▸ **Set exercise**
For every line in the data below that contains "this", copy the line.

* START *

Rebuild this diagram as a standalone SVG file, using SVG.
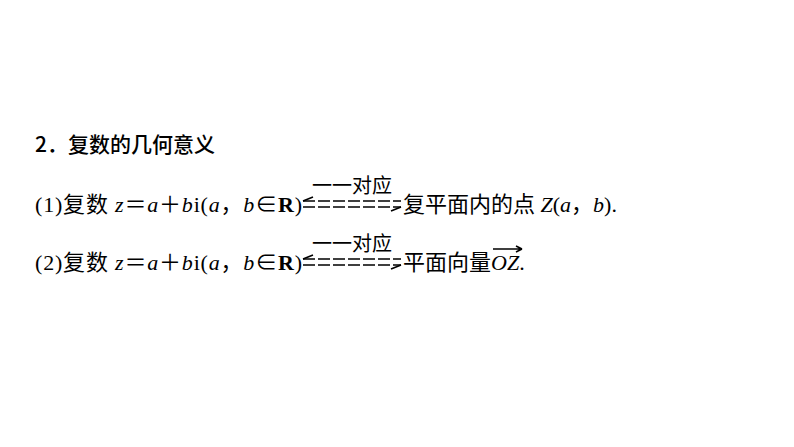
<svg xmlns="http://www.w3.org/2000/svg" width="794" height="447" viewBox="0 0 794 447">
<style>
text{font-family:"Liberation Serif","Noto Sans CJK SC",serif;font-size:22px;fill:#000}
.t{font-family:"Noto Sans CJK SC",sans-serif;font-size:21px;font-weight:500}
.i{font-style:italic}
.b{font-weight:bold}
.lbl{font-size:20px}
.ar{stroke:#000;stroke-width:1.6;fill:none}
.d{stroke-dasharray:12 3}
</style>
<rect width="794" height="447" fill="#fff"/>
<g id="title"><text class="t" x="35" y="152">2．复数的几何意义</text></g>
<g id="line1">
<text x="35" y="212" textLength="267" lengthAdjust="spacing">(1)复数 <tspan class="i">z</tspan>＝<tspan class="i">a</tspan>＋<tspan class="i">b</tspan>i(<tspan class="i">a</tspan>，<tspan class="i">b</tspan>∈<tspan class="b">R</tspan>)</text>
<text class="lbl" x="352" y="193" text-anchor="middle">一一对应</text>
<text x="403" y="212">复平面内的点 <tspan class="i">Z</tspan>(<tspan class="i">a</tspan>，<tspan class="i">b</tspan>).</text>
</g>
<g id="line2">
<text x="35" y="270" textLength="267" lengthAdjust="spacing">(2)复数 <tspan class="i">z</tspan>＝<tspan class="i">a</tspan>＋<tspan class="i">b</tspan>i(<tspan class="i">a</tspan>，<tspan class="i">b</tspan>∈<tspan class="b">R</tspan>)</text>
<text class="lbl" x="352" y="251" text-anchor="middle">一一对应</text>
<text x="403" y="270">平面向量<tspan class="i">OZ</tspan>.</text>
</g>
<g id="connectors">
<path class="ar d" d="M303 201H401M303 207H401"/>
<path class="ar" d="M303 201l10 -4M401 207l-10 4"/>
<path class="ar d" d="M303 259H401M303 265H401"/>
<path class="ar" d="M303 259l10 -4M401 265l-10 4"/>
<path class="ar" d="M493 249H522M522 249l-6 -3M522 249l-6 3" stroke-width="1.2"/>
</g>
</svg>
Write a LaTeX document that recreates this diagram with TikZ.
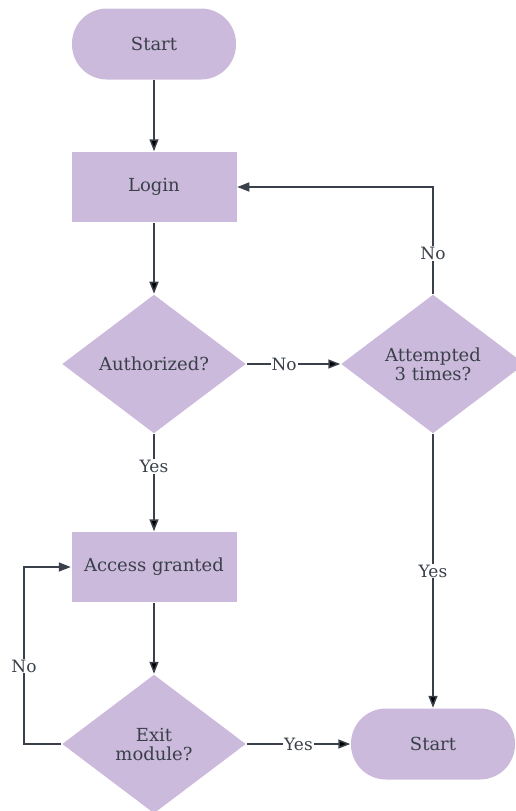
\documentclass[tikz,border=0pt]{standalone}
\usepackage{fontspec}
\setmainfont{DejaVu Serif}
\usetikzlibrary{
    shapes.geometric,
    arrows.meta
}
\definecolor{lilac}{RGB}{203,186,219}
\definecolor{ink}{RGB}{58,64,74}
\tikzset{
    >={Triangle[length=12pt,width=9pt]},
    box/.style={
        rectangle, fill=lilac, text=ink,
        minimum width=165pt, minimum height=70pt,
        inner sep=2pt
    },
    term/.style={
        box, rounded corners=35pt,
        minimum width=164pt, minimum height=71pt
    },
    query/.style={
        diamond, fill=lilac, text=ink, align=center,
        minimum width=184pt, minimum height=139pt,
        inner sep=0pt
    },
    lab/.style={
        fill=white, text=ink, inner sep=1pt,
        font=\fontsize{17}{18}\selectfont
    }
}

\begin{document}
\begin{tikzpicture}[
    x=1pt, y=-1pt,
    font=\fontsize{18}{19}\selectfont,
    line width=1.5pt
]
    \useasboundingbox (0,0) rectangle (515,811);

    % Nodos
    \node[term]  (start)  at (154,44)  {Start};
    \node[box]   (login)  at (154,187) {Login};
    \node[query] (auth)   at (154,364) {Authorized?};
    \node[query] (tries)  at (433,364) {Attempted\\3 times?};
    \node[box]   (access) at (154,567) {Access granted};
    \node[query] (exitq)  at (154,744) {Exit\\module?};
    \node[term]  (stop)   at (433,744) {Start};
    \coordinate  (loopL)  at (24,744);

    % Conexiones
    \path[->, draw=ink]
        (start) edge (login)
        (login) edge (auth)
        (auth)
            edge node[lab, pos=0.4] {No} (tries)
            edge node[lab, pos=0.33] {Yes} (access)
        (tries)
            edge node[lab, pos=0.5] {Yes} (stop)
        (access) edge (exitq)
        (exitq)
            edge node[lab, pos=0.5] {Yes} (stop);

    % Bucles
    \draw[->, ink] (tries.north) |- node[lab, pos=0.19] {No} (login.east);
    \draw[->, ink] (exitq.west) -- (loopL)
        |- node[lab, pos=0.22] {No} (access.west);

\end{tikzpicture}
\end{document}
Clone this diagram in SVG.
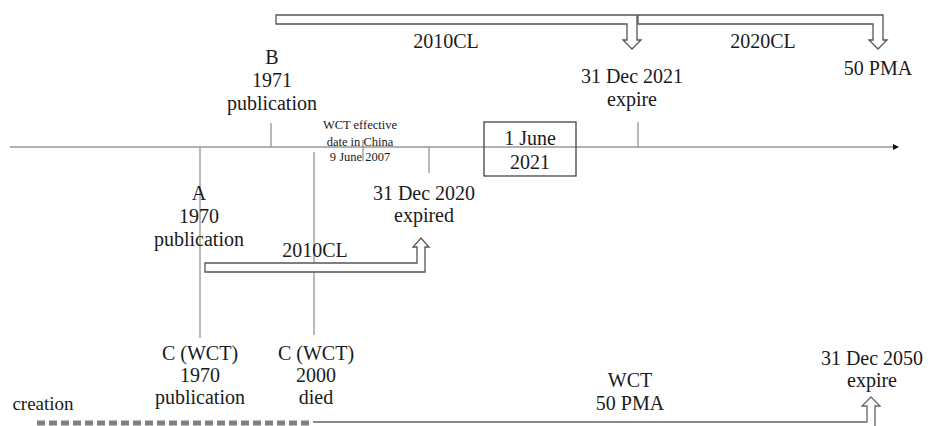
<svg xmlns="http://www.w3.org/2000/svg" width="931" height="426" viewBox="0 0 931 426">
<defs>
<style>
text{font-family:"Liberation Serif","Times New Roman",serif;font-size:20px;fill:#1a1a1a;text-anchor:middle}
.small{font-size:12.5px}
.tick{stroke:#8a8a8a;stroke-width:1.2;fill:none}
.barrow{fill:#fff;stroke:#555;stroke-width:1.3;stroke-linejoin:miter}
</style>
<marker id="ah" viewBox="0 0 10 10" refX="0" refY="5" markerWidth="7" markerHeight="6" markerUnits="userSpaceOnUse" orient="auto"><path d="M0,0 L10,5 L0,10 Z" fill="#111"/></marker>
</defs>
<rect width="931" height="426" fill="#fff"/>
<g id="connectors">
<line x1="10" y1="147" x2="893" y2="147" stroke="#999" stroke-width="1.3" marker-end="url(#ah)"/>
<line class="tick" x1="271" y1="123" x2="271" y2="147"/>
<line class="tick" x1="638" y1="122" x2="638" y2="147"/>
<line class="tick" x1="363" y1="140" x2="363" y2="161"/>
<line class="tick" x1="429" y1="147" x2="429" y2="173"/>
<line class="tick" x1="200" y1="147" x2="200" y2="338"/>
<line class="tick" x1="314" y1="152" x2="314" y2="335"/>
<path class="barrow" d="M276,15 H637 V40 H641 L632,49 L623,40 H627 V24 H276 Z"/>
<path class="barrow" d="M638,15 H883 V40 H887 L878,49 L869,40 H873 V24 H638 Z"/>
<path class="barrow" d="M205,263 H417 V247 H413 L421,238 L429,247 H425 V272 H205 Z"/>
<line x1="37" y1="423" x2="313" y2="423" stroke="#808080" stroke-width="5" stroke-dasharray="8,4"/>
<path d="M313,422 H867 V406 H862 L871,397 L880,406 H875 V432" fill="#fff" stroke="#666" stroke-width="1.3"/>
</g>
<g id="n2010CL-top"><text x="446" y="48">2010CL</text></g>
<g id="n2020CL"><text x="763" y="48">2020CL</text></g>
<g id="n50PMA-top"><text x="878" y="75">50 PMA</text></g>
<g id="nB"><text x="272" y="64">B</text><text x="272" y="87">1971</text><text x="272" y="110">publication</text></g>
<g id="n2021expire"><text x="632" y="83">31 Dec 2021</text><text x="632" y="106">expire</text></g>
<g id="nWCTeffective"><text class="small" x="360" y="129">WCT effective</text><text class="small" x="360" y="146">date in China</text><text class="small" x="360" y="161">9 June 2007</text></g>
<g id="nJune2021"><rect x="484" y="122" width="92" height="54" fill="none" stroke="#444" stroke-width="1.3"/><text x="530" y="145">1 June</text><text x="530" y="169">2021</text></g>
<g id="nA"><text x="199" y="200">A</text><text x="199" y="223">1970</text><text x="199" y="246">publication</text></g>
<g id="n2020expired"><text x="424" y="200">31 Dec 2020</text><text x="424" y="222">expired</text></g>
<g id="n2010CL-low"><text x="315" y="257">2010CL</text></g>
<g id="nC1970"><text x="200" y="360">C (WCT)</text><text x="200" y="382">1970</text><text x="200" y="404">publication</text></g>
<g id="nC2000"><text x="316" y="360">C (WCT)</text><text x="316" y="382">2000</text><text x="316" y="404">died</text></g>
<g id="ncreation"><text x="43" y="410" style="font-size:19px">creation</text></g>
<g id="nWCT50"><text x="630" y="387">WCT</text><text x="630" y="410">50 PMA</text></g>
<g id="n2050expire"><text x="872" y="365">31 Dec 2050</text><text x="872" y="387">expire</text></g>
</svg>
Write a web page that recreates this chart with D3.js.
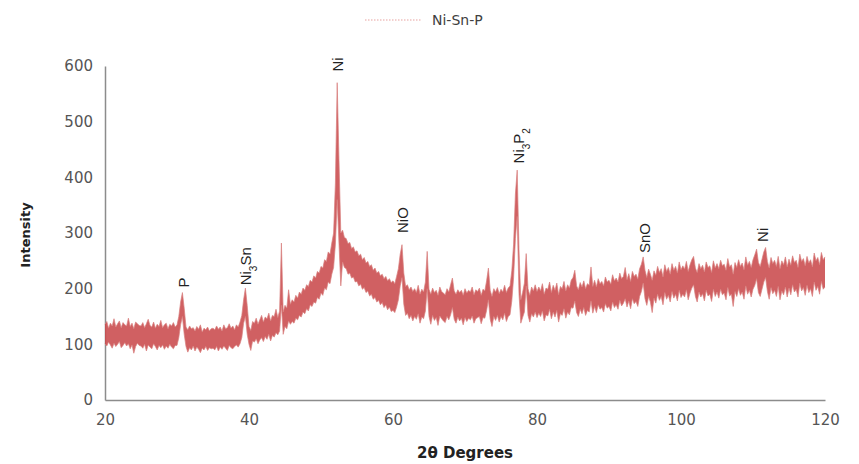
<!DOCTYPE html>
<html>
<head>
<meta charset="utf-8">
<script src="https://cdn.jsdelivr.net/npm/d3@7"></script>
<style>
  body { margin: 0; background: #fff; }
  svg { display: block; }
</style>
</head>
<body>
<svg id="chart"></svg>
<script>
// XRD scan, 20..120 deg at 0.25 deg steps. The trace is drawn as a noisy band,
// so each step keeps the high and the low reading seen in the figure.
const scanStart = 20;
const scanStep = 0.25;
const upper = [
  136,141,129,138,133,146,131,137,142,130,139,135,133,147,132,138,128,140,137,134,
  133,139,130,137,145,134,131,140,129,136,132,143,130,135,138,128,136,133,139,131,
  135,150,176,193,165,131,126,133,128,130,124,132,127,135,122,129,126,131,124,128,
  129,126,133,127,131,124,135,128,130,137,129,133,126,135,131,140,152,180,201,170,
  132,125,141,138,147,136,144,152,140,149,146,156,142,152,150,163,148,160,282,158,
  170,165,198,172,180,176,188,183,194,190,201,197,207,204,215,212,223,219,231,228,
  240,237,252,249,266,262,282,300,390,570,430,300,305,292,290,281,283,272,275,266,
  268,259,262,252,256,246,249,240,243,233,237,228,231,223,226,218,222,214,218,211,
  214,209,222,236,262,279,228,204,207,198,203,195,200,193,206,190,199,194,212,267,
  199,190,201,193,197,188,203,195,192,189,200,194,207,219,196,190,198,193,197,188,
  200,192,197,194,203,189,198,195,201,188,199,196,214,237,197,186,200,194,202,191,
  199,194,206,193,201,205,232,280,370,413,270,180,193,210,263,200,188,203,196,207,
  195,203,196,209,190,201,199,212,193,206,197,210,189,204,200,213,196,207,201,215,
  220,233,205,198,211,203,214,200,209,206,239,204,215,203,218,209,213,205,221,212,
  215,208,225,214,219,212,228,218,222,238,216,227,213,231,222,226,217,236,244,257,
  233,220,235,226,215,232,224,240,229,236,221,243,231,238,226,245,233,240,228,248,
  234,241,235,249,231,243,252,258,237,229,245,236,242,230,248,238,241,229,250,237,
  245,236,251,241,244,233,254,239,243,226,247,238,252,240,246,234,257,242,249,238,
  252,261,271,247,240,253,266,274,249,237,256,245,251,240,258,236,250,243,257,239,
  253,242,259,247,251,238,262,249,254,241,258,246,252,239,264,250,256,243,265,252,
  257
];
const lower = [
  101,97,104,99,93,102,96,100,105,94,98,103,97,101,92,99,84,96,102,98,
  97,93,100,88,99,95,92,101,96,90,98,94,99,91,97,93,100,95,92,98,
  98,112,135,150,118,96,86,94,90,97,88,95,91,85,93,90,96,89,94,92,
  93,90,96,88,95,91,97,93,89,98,94,92,96,99,95,101,112,138,150,118,
  100,89,106,104,110,101,108,112,105,114,109,118,106,116,113,121,117,124,170,118,
  132,128,142,136,141,138,147,144,152,149,158,155,164,160,171,168,176,174,184,181,
  192,188,201,198,212,209,226,238,280,360,280,205,248,238,236,226,228,219,221,212,
  213,205,208,199,202,193,196,187,190,181,184,176,179,171,175,166,171,162,167,159,
  161,157,167,180,205,220,172,152,156,146,152,142,150,145,155,138,149,146,160,200,
  150,136,152,143,148,134,151,146,142,139,150,144,153,166,145,138,149,142,147,135,
  148,141,147,144,151,138,146,148,150,137,148,147,161,180,145,132,150,143,152,140,
  150,144,156,141,150,153,178,220,290,330,190,138,148,158,205,152,140,155,149,158,
  148,156,150,160,142,153,151,163,146,158,149,161,140,155,152,164,147,158,153,166,
  165,178,157,150,163,155,166,152,161,158,178,156,168,157,171,163,166,158,173,165,
  168,160,176,166,171,163,179,169,174,182,167,178,164,182,173,177,168,186,195,210,
  182,170,186,176,157,183,174,190,179,186,171,193,181,188,176,195,183,190,178,197,
  184,190,185,198,180,192,201,207,186,176,194,185,191,178,197,187,190,177,199,186,
  194,183,199,189,192,180,202,187,190,168,195,186,200,188,194,181,205,190,197,185,
  199,206,218,193,186,199,212,220,195,181,202,191,197,186,204,180,196,189,203,185,
  201,189,207,194,199,185,210,196,202,188,206,193,200,186,212,197,204,190,213,199,
  203
];
const seriesName = 'Ni-Sn-P';

const xTicks = [20, 40, 60, 80, 100, 120];
const yTicks = [0, 100, 200, 300, 400, 500, 600];

// phase labels: angle and intensity where the label starts
const phaseAngles = [30.8, 39.5, 52.2, 61.2, 77.3, 94.8, 111.3];
const phaseLevels = [202, 206, 590, 300, 425, 264, 284];
const phaseNames = ['P', 'Ni3Sn', 'Ni', 'NiO', 'Ni3P2', 'SnO', 'Ni'];

const width = 859, height = 464;
const margin = { left: 105, right: 34, top: 66, bottom: 64 };

const svg = d3.select('#chart')
  .attr('width', width)
  .attr('height', height)
  .style('font-family', '"Liberation Sans", Arial, sans-serif');

const x = d3.scaleLinear()
  .domain([20, 120])
  .range([margin.left, width - margin.right]);

const y = d3.scaleLinear()
  .domain([0, 600])
  .range([height - margin.bottom, margin.top]);

const band = upper.map((u, i) => ({ a: scanStart + i * scanStep, hi: u, lo: lower[i] }));

// axes
const xAxis = svg.append('g')
  .attr('transform', `translate(0, ${y(0)})`)
  .call(d3.axisBottom(x).tickValues(xTicks).tickSize(0).tickPadding(14));

const yAxis = svg.append('g')
  .attr('transform', `translate(${x(20)}, 0)`)
  .call(d3.axisLeft(y).tickValues(yTicks).tickSize(0).tickPadding(12));

[xAxis, yAxis].forEach(g => {
  g.select('.domain').attr('stroke', '#8c8c8c').attr('stroke-width', 1.5);
  g.selectAll('text')
    .attr('fill', '#555')
    .style('font-family', '"DejaVu Sans", sans-serif')
    .style('font-size', '15px');
});

// the scan
const area = d3.area()
  .x(d => x(d.a))
  .y0(d => y(d.lo))
  .y1(d => y(d.hi));

svg.append('path')
  .datum(band)
  .attr('fill', '#c94a4c')
  .attr('fill-opacity', 0.88)
  .attr('d', area);

const edge = key => d3.line().x(d => x(d.a)).y(d => y(d[key]));

['hi', 'lo'].forEach(k => {
  svg.append('path')
    .datum(band)
    .attr('fill', 'none')
    .attr('stroke', '#d9807f')
    .attr('stroke-width', 1)
    .attr('stroke-opacity', 0.7)
    .attr('d', edge(k));
});

// phase labels, rotated
const sub = name => name.replace(/(\d)/g, '<tspan baseline-shift="sub" font-size="10">$1</tspan>');

phaseNames.forEach((name, i) => {
  svg.append('text')
    .attr('transform', `translate(${x(phaseAngles[i]) + 6}, ${y(phaseLevels[i])}) rotate(-90)`)
    .attr('fill', '#222')
    .style('font-size', '15px')
    .html(sub(name));
});

// axis titles
svg.append('text')
  .attr('x', (x(20) + x(120)) / 2)
  .attr('y', 458)
  .attr('text-anchor', 'middle')
  .attr('font-weight', 'bold')
  .attr('fill', '#222')
  .style('font-family', '"DejaVu Sans", sans-serif')
  .style('font-size', '15px')
  .text('2θ Degrees');

svg.append('text')
  .attr('transform', `translate(30, ${(y(0) + y(600)) / 2 + 2}) rotate(-90)`)
  .attr('text-anchor', 'middle')
  .attr('font-weight', 'bold')
  .attr('fill', '#222')
  .style('font-family', '"DejaVu Sans", sans-serif')
  .style('font-size', '13px')
  .text('Intensity');

// legend
const legend = svg.append('g').attr('transform', 'translate(365, 20)');
legend.append('line')
  .attr('x1', 0).attr('x2', 57)
  .attr('stroke', '#e8a2a0')
  .attr('stroke-width', 1.2)
  .attr('stroke-dasharray', '1.5,1.5');
legend.append('text')
  .attr('x', 67).attr('y', 5)
  .attr('fill', '#404040')
  .style('font-family', '"DejaVu Sans", sans-serif')
  .style('font-size', '14px')
  .text(seriesName);
</script>
</body>
</html>
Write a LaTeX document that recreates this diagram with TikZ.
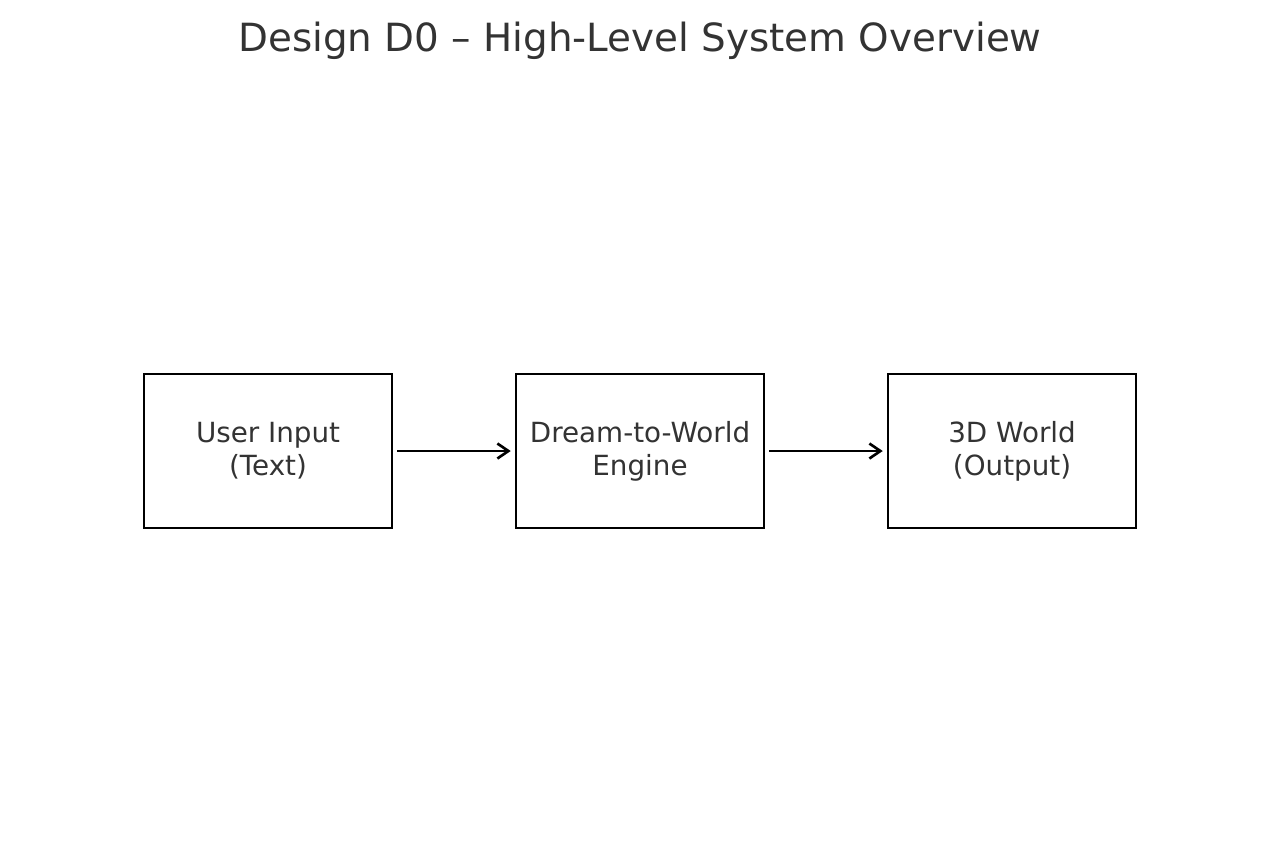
\documentclass[tikz,border=0pt]{standalone}
\usepackage{fontspec}
\setmainfont{DejaVu Sans}
\usetikzlibrary{arrows.meta}
\definecolor{txtgray}{HTML}{333333}
\begin{document}
\begin{tikzpicture}[
	block/.style={rectangle, align=center, fill=white, draw, line width=0.8pt, minimum width=2.48cm, minimum height=1.54cm, text=txtgray, font=\fontsize{7.9}{9.4}\selectfont},
	flow/.style={->, >={Straight Barb[length=1.1mm, width=1.5mm]}, line width=0.75pt, shorten <=1.1pt, shorten >=1.1pt}]
	\useasboundingbox (0,0) rectangle (12.8,8.56);
	%Title:
	\node[anchor=base, text=txtgray, font=\fontsize{11.05}{13.3}\selectfont] (title) at (6.4, 8.05) {Design D0 -- High-Level System Overview};
	%Nodes:
	\node[block] (input) at (2.68, 4.05) {User Input\\(Text)};
	\node[block] (engine) at (6.40, 4.05) {Dream-to-World\\Engine};
	\node[block] (world) at (10.12, 4.05) {3D World\\(Output)};
	%Edges:
	\draw[flow] (input.east) -- (engine.west);
	\draw[flow] (engine.east) -- (world.west);
\end{tikzpicture}
\end{document}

* END *

▸ **Task output**
Rebuild this diagram as a standalone SVG file, using SVG.
Write a LaTeX document that recreates this diagram with TikZ.
Clone this diagram in SVG.
Write a web page that recreates this chart with D3.js.
Write a LaTeX document that recreates this diagram with TikZ.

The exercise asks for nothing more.